For a number of reasons, the keyed trumpet never became an orchestral instrument, though a similar instrument was, for a short time, a mainstay of military bands.... Instruments with valves were invented a few years after Haydn’s death in 1809, but did not start to make headway into orchestras for nearly a generation, by which time they had already replaced key-bugles in bands. Valve trumpets did not become standard in orchestras until about 1840. Thus there was a gap of decades between the composition of Haydn’s Concerto and a time when someone other than Weidinger could play it...

<inline-ps>
Hang on; if Weidinger was the only one who could play it, and if his first public perfomance was in 1800, then Robbins's dates are a bit out; it wasn't heard in 1796 (except by fellow performers, which saves Robbins's blushes  – I wish I handn't started this; carry on please)
</inline-ps>

... and in that interval the whole idea of a trumpet concerto, so common in the Baroque era, was now beyond the pale. The Haydn Concerto lay forgotten until the 20th century, gaining a place in the concert repertory only in the 1930s.


 Update: 2023.09.07.15:15 – Added <inline-ps />


Update: 2023.09.07.16:05 – Added PPS

PPS

When I started going to concerts in the late 1960s I was reminded of my music teacher's...

<autobiographical-note>
In the days when teachers were allowed to write what they thought in school reports – rather than cutting and pasting from a bank of politically-correct platitudes – he wrote of me 
C+ Has ability but is disinclined to use it musically
Perhaps I was just disinclined to use it while Mr Byrne was around.
</autobiographical-note>


... stern warnings not to clap between movements.

This is a feature of concert-going etiquette that seems to have developed during the twentieth century (Bach and Mozart and Beethoven's audiences had no such reticence; they clapped (and chatted) when they pleased.) Jazz audiences today even doing it during performances, after a solo.

But in the '60s the etiquette was mostly observed; this necessitated a certain amount of preparation before a concert: were there three or four movements?

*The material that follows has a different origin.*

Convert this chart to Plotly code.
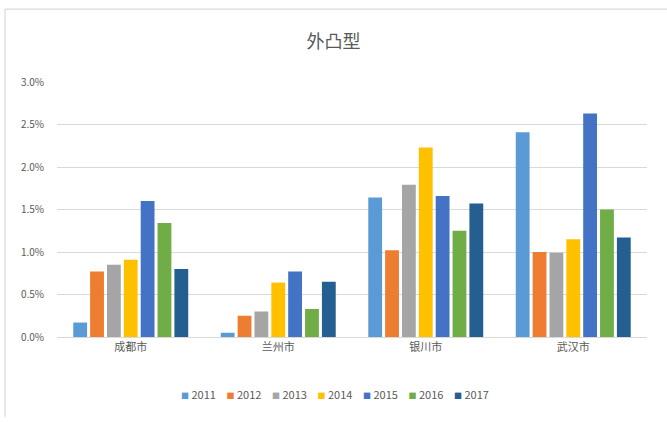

And people who had not done this prep could be looked down on.

<shortcuts-for-the-unprepared>

  1. at the end of a movement, listen; if only a few people are clapping, then don't
  2. watch the conductor: if they turn to face the audience, clap away
</shortcuts-for-the-unprepared>

Transgressions have been steadily increasing over the past 60-70 years though. I can remember when there was only a handful of rogue clappers, but at last Friday's concert my usual ready reckoner for those who had skimped on their prep (see 1, above)  didn't work: an estimated half of the audience were claporrheic. Maybe it's a generational thing: Baby Boomers remember what their music teachers told them; but as the Grim Reaper does his stuff we are steadily outnumbered. And by the turn of the century – if live music has survived  that long – clapping at every opportunity may be the way.